Lütfullah Tacik’in arkadaşları 1 Haziran’da Edremit Polis Merkezi Amirliği’nde alınan ifadelerinde Tacik’in darp edildiğini ileri sürmüştü. V.P., ifadesinde, “Yabancılar Şubesi’nde beklerken Tacik, polis memuruyla konuşmaya başladı. Bir anda polis, Lütfullah’a tokat attı. Arkadaşım yanımıza geldi. Polisin kendisine neden vurduğunu sorduk. Polisin ‘Yaşın kaç’ diye sorduğunu, 17 yaşında olduğunu söylemesi üzerine tokat attığını söyledi. Lütfullah iki üç dakika sonra ‘Başım ağrıyor’ dedi. Hastaneye giderken durumu kötüleşti. Ağzından ve burnundan su gelmeye başladı. Uyuklayıp bir anda uyanıyor gibiydi. Hastaneye geldiğimizde Lütfullah’ı sedyeyle aldılar. Biz kan tahlilleri vermek için ayrıldık. Bir daha Lütfullah’ı görmedim” Dedi. Çocuklar aynı gün polis S.O.’yu teşhis etti.

‘POLİS LÜTFULLAH’A İNANMADI’

Altı çocuk, ikinci ifadeden dört gün sonra da Van Başsavcılığı’nda Savcı İhsan Türkoğlu tarafından dinlendi. M.N., ifadesinde, Tacik’in tokat atıldıktan ve kendilerinin yanına döndükten sonra yere düştüğünü, arkadaşlarının elini yüzünü yıkadıklarını ve hava almasını sağladıklarını söyledi. Tacik’in sandalyeye oturamadığını ve yere uzandığını anlatan M.N., “Ardından kendisine tokat atan polis odaya geldi. Eliyle yumruk yaparak Lütfullah’ın kafasını dürttü. Ayağıyla Lütfullah’ın ayağını dürterek kalkmasını söyledi. Lütfullah kalkamadı. Bunun üzerine hep birlikte araca binerek hastaneye doğru yola çıktık. Yolda giderken diğer polis, Lütfullah’a inanmadı, yakasından çekerek kendisine gelmesi için itekledi. Lütfullah aracın içerisinde daha da fenalaştı, ağzından ve burnundan köpük ve su gelmeye başladı. Yarım saat sonra sedyeyle Lütfullah’ı götürdüler” Dedi.

‘DARP GÖRMEDİK’

Lütfullah Tacik soruşturmasında bir dizi skandala imza atılmıştı. Savcılık, olay yerindeki kamera kayıtlarına el konması için Van Edremit Polis Merkezi Amirliği’ni görevlendirmiş; incelemede, sadece olay yerine bakan güvenlik kamerasının ‘arızalı olduğu ve görüntü kaydetmediği’ tespit edilmişti.
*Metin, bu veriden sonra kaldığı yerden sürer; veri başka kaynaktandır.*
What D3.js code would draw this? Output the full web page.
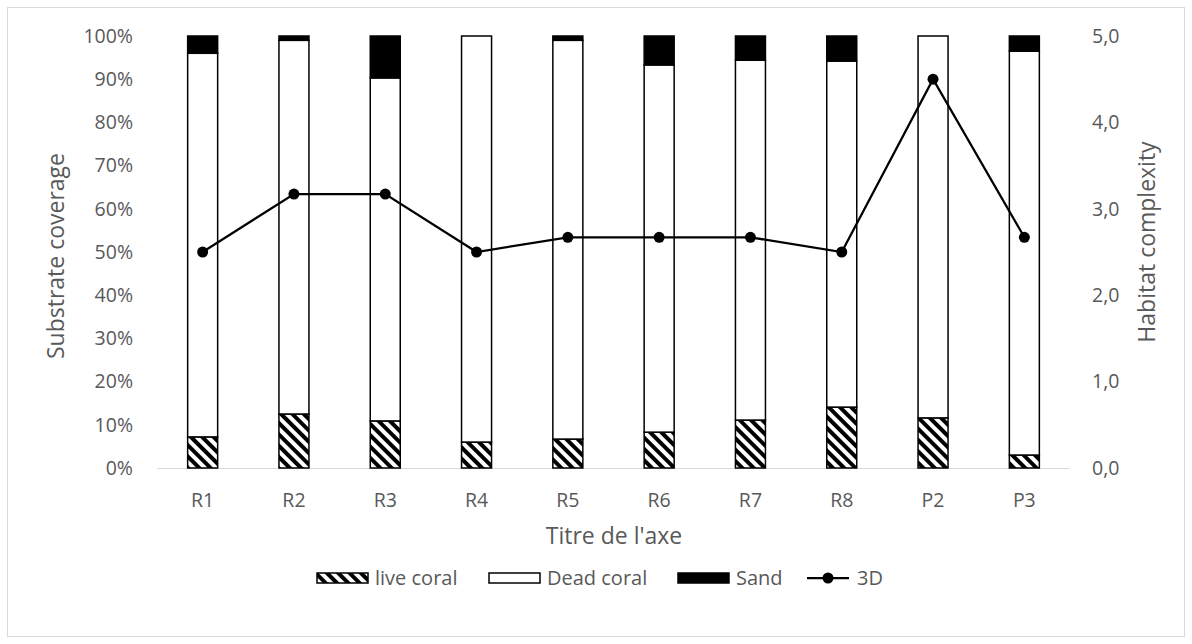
<!DOCTYPE html>
<html>
<head>
<meta charset="utf-8">
<script src="https://cdn.jsdelivr.net/npm/d3@7/dist/d3.min.js"></script>
<style>
  body { margin: 0; background: #fff; }
  text { font-family: "Open Sans", "Noto Sans", sans-serif; fill: #595959; }
</style>
</head>
<body>
<svg id="chart"></svg>
<script>
// Chart data
const sites = ["R1", "R2", "R3", "R4", "R5", "R6", "R7", "R8", "P2", "P3"];
const liveCoral = [7.2, 12.5, 10.9, 6.0, 6.7, 8.3, 11.1, 14.1, 11.6, 3.0];
const deadCoral = [88.8, 86.5, 79.4, 94.0, 92.3, 85.0, 83.3, 80.1, 88.4, 93.5];
const sand = [4.0, 1.0, 9.7, 0.0, 1.0, 6.7, 5.6, 5.8, 0.0, 3.5];
const complexity3D = [2.5, 3.17, 3.17, 2.5, 2.67, 2.67, 2.67, 2.5, 4.5, 2.67];
const leftTicks = [0, 10, 20, 30, 40, 50, 60, 70, 80, 90, 100];
const rightTicks = [0, 1, 2, 3, 4, 5];

const width = 1192;
const height = 644;
const plot = { left: 157, right: 1070, top: 36, bottom: 468 };

const svg = d3.select("#chart")
  .attr("width", width)
  .attr("height", height);

// Chart border
svg.append("rect")
  .attr("x", 7.5).attr("y", 7.5)
  .attr("width", 1177).attr("height", 629)
  .attr("fill", "#fff")
  .attr("stroke", "#d9d9d9");

// Hatch pattern for live coral
const defs = svg.append("defs");
const pat = defs.append("pattern")
  .attr("id", "hatch")
  .attr("patternUnits", "userSpaceOnUse")
  .attr("width", 8).attr("height", 8)
  .attr("patternTransform", "rotate(-45)");
pat.append("rect").attr("width", 8).attr("height", 8).attr("fill", "#fff");
pat.append("rect").attr("x", 0).attr("width", 4).attr("height", 8).attr("fill", "#000");

const x = d3.scaleBand()
  .domain(sites)
  .range([plot.left, plot.right]);

const yLeft = d3.scaleLinear()
  .domain([0, 100])
  .range([plot.bottom, plot.top]);

const yRight = d3.scaleLinear()
  .domain([0, 5])
  .range([plot.bottom, plot.top]);

const barW = 30;

// Stack the three substrate series
const rows = sites.map((s, i) => ({ site: s, live: liveCoral[i], dead: deadCoral[i], sand: sand[i] }));
const stack = d3.stack().keys(["live", "dead", "sand"])(rows);
const fills = { live: "url(#hatch)", dead: "#fff", sand: "#000" };

// x axis baseline
svg.append("line")
  .attr("x1", plot.left).attr("x2", plot.right)
  .attr("y1", plot.bottom + 0.5).attr("y2", plot.bottom + 0.5)
  .attr("stroke", "#d9d9d9");

stack.forEach(layer => {
  svg.append("g").selectAll("rect")
    .data(layer)
    .enter()
    .filter(d => d[1] - d[0] > 0)
    .append("rect")
    .attr("x", d => x(d.data.site) + x.bandwidth() / 2 - barW / 2)
    .attr("y", d => yLeft(d[1]))
    .attr("width", barW)
    .attr("height", d => yLeft(d[0]) - yLeft(d[1]))
    .attr("fill", fills[layer.key])
    .attr("stroke", "#000")
    .attr("stroke-width", 1.5);
});

// Left axis labels
svg.append("g").selectAll("text")
  .data(leftTicks)
  .enter()
  .append("text")
  .attr("x", 133)
  .attr("y", d => yLeft(d))
  .attr("dy", "0.35em")
  .attr("text-anchor", "end")
  .style("font-size", "19.5px")
  .text(d => d + "%");

// Right axis labels
svg.append("g").selectAll("text")
  .data(rightTicks)
  .enter()
  .append("text")
  .attr("x", 1092)
  .attr("y", d => yRight(d))
  .attr("dy", "0.35em")
  .attr("text-anchor", "start")
  .style("font-size", "19.5px")
  .text(d => d.toFixed(1).replace(".", ","));

// x axis labels
svg.append("g").selectAll("text")
  .data(sites)
  .enter()
  .append("text")
  .attr("x", d => x(d) + x.bandwidth() / 2)
  .attr("y", 507)
  .attr("text-anchor", "middle")
  .style("font-size", "19.5px")
  .text(d => d);

// Axis titles
svg.append("text")
  .attr("x", 614).attr("y", 544)
  .attr("text-anchor", "middle")
  .style("font-size", "23px")
  .text("Titre de l'axe");

svg.append("text")
  .attr("transform", "translate(64,256) rotate(-90)")
  .attr("text-anchor", "middle")
  .style("font-size", "23px")
  .text("Substrate coverage");

svg.append("text")
  .attr("transform", "translate(1155,242) rotate(-90)")
  .attr("text-anchor", "middle")
  .style("font-size", "23px")
  .text("Habitat complexity");

// 3D line
const line = d3.line()
  .x((d, i) => x(sites[i]) + x.bandwidth() / 2)
  .y(d => yRight(d));

svg.append("path")
  .datum(complexity3D)
  .attr("d", line)
  .attr("fill", "none")
  .attr("stroke", "#000")
  .attr("stroke-width", 2.25);

svg.append("g").selectAll("circle")
  .data(complexity3D)
  .enter()
  .append("circle")
  .attr("cx", (d, i) => x(sites[i]) + x.bandwidth() / 2)
  .attr("cy", d => yRight(d))
  .attr("r", 5.5)
  .attr("fill", "#000");

// Legend
const legendY = 578;
const legend = svg.append("g");

legend.append("rect")
  .attr("x", 317).attr("y", legendY - 5).attr("width", 51).attr("height", 10)
  .attr("fill", "url(#hatch)").attr("stroke", "#000").attr("stroke-width", 1.5);
legend.append("text").attr("x", 375).attr("y", legendY).attr("dy", "0.35em")
  .style("font-size", "20px").text("live coral");

legend.append("rect")
  .attr("x", 489).attr("y", legendY - 5).attr("width", 51).attr("height", 10)
  .attr("fill", "#fff").attr("stroke", "#000").attr("stroke-width", 1.5);
legend.append("text").attr("x", 547).attr("y", legendY).attr("dy", "0.35em")
  .style("font-size", "20px").text("Dead coral");

legend.append("rect")
  .attr("x", 678).attr("y", legendY - 5).attr("width", 51).attr("height", 10)
  .attr("fill", "#000").attr("stroke", "#000").attr("stroke-width", 1.5);
legend.append("text").attr("x", 736).attr("y", legendY).attr("dy", "0.35em")
  .style("font-size", "20px").text("Sand");

legend.append("line")
  .attr("x1", 807).attr("x2", 849).attr("y1", legendY).attr("y2", legendY)
  .attr("stroke", "#000").attr("stroke-width", 2.25);
legend.append("circle")
  .attr("cx", 828).attr("cy", legendY).attr("r", 5.5).attr("fill", "#000");
legend.append("text").attr("x", 857).attr("y", legendY).attr("dy", "0.35em")
  .style("font-size", "20px").text("3D");
</script>
</body>
</html>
Ayrıca Van Bölge Eğitim ve Araştırma Hastanesi’ne ait kamera kayıtlarının, görevli üç polis tarafından tahrif edildiği müfettiş raporuyla açığa çıkmıştı. Yine Tacik’in altı arkadaşının ilk ifadesi, şüpheli polis S.O.’un çalıştığı Yabancılar Şubesi’nde alınmıştı. El yazısıyla alınan bu ifadede çocuklara, “Darp görmedik” dedirtilmişti. Son olarak, soruşturma dosyasının bir örneği, daha ifadesi bile alınmadan şüpheli polise verilmişti.